The traveler’s voice appears in the second half of the second line, he has come across the speaker and narrates him the story. First, he describes the statue as "two vast and trunkless legs of stone" that "stand in the desert" (2-3). Near them, there’s the head of the owner, "half sunk" on the sand, "a shatter’d visage" (4). Even though the head of the statue is broken, its face is still visible and his expression is vain, a "frown and wrinkled lip, and sneer of cold command" (4-5). The sculptor captured his features and personality so well that they still "survive, stamped on these lifeless things" (7). But the pharaoh wasn’t completely ruthless because behind his cold expression and "the hand that mocked them" was "the heart that fed" and cared for his people (8).

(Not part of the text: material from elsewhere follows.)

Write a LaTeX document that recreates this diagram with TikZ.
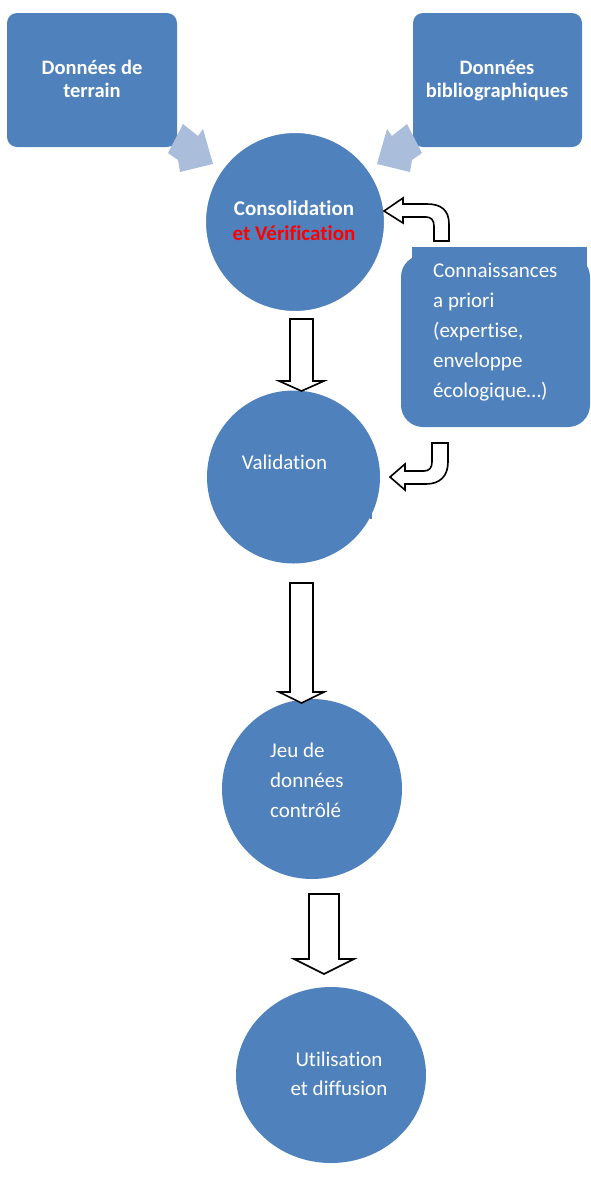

Finally, the speaker mentions a pedestal and the words written on it: "My name is Ozymandias, king of kings: / Look on my works, ye Mighty, and despair!" (10-11). This is the third narrative voice, that of Ramses the Great, telling anyone who passes by to admire everything built during his ruling. However, the pharaoh was defeated by time and now his pride and arrogance seem ironic as everything, included his own statue, is destroyed and half buried in the desert. The poem ends with a powerful statement: "Nothing beside remains. Round the decay / of that colossal wreck, boundless and bare / the lone and level sands stretch far away".

7. Conclusion

Many ambitious rulers have boasted about his power by erecting big temples, statues or large murals with their faces: Ramses the Great in ancient Egypt, whose statue was taken by the British; Saddam Hussein in Iraq, whose statue was pulled down by U.S. troops; or former North Korean dictator Kim Il Sung, who still has more than 500 statues standing tall all over the country.

Ambition and corruption have appeared in many literary works such as Faust or Shakespeare’s plays and they have always devoured their victims.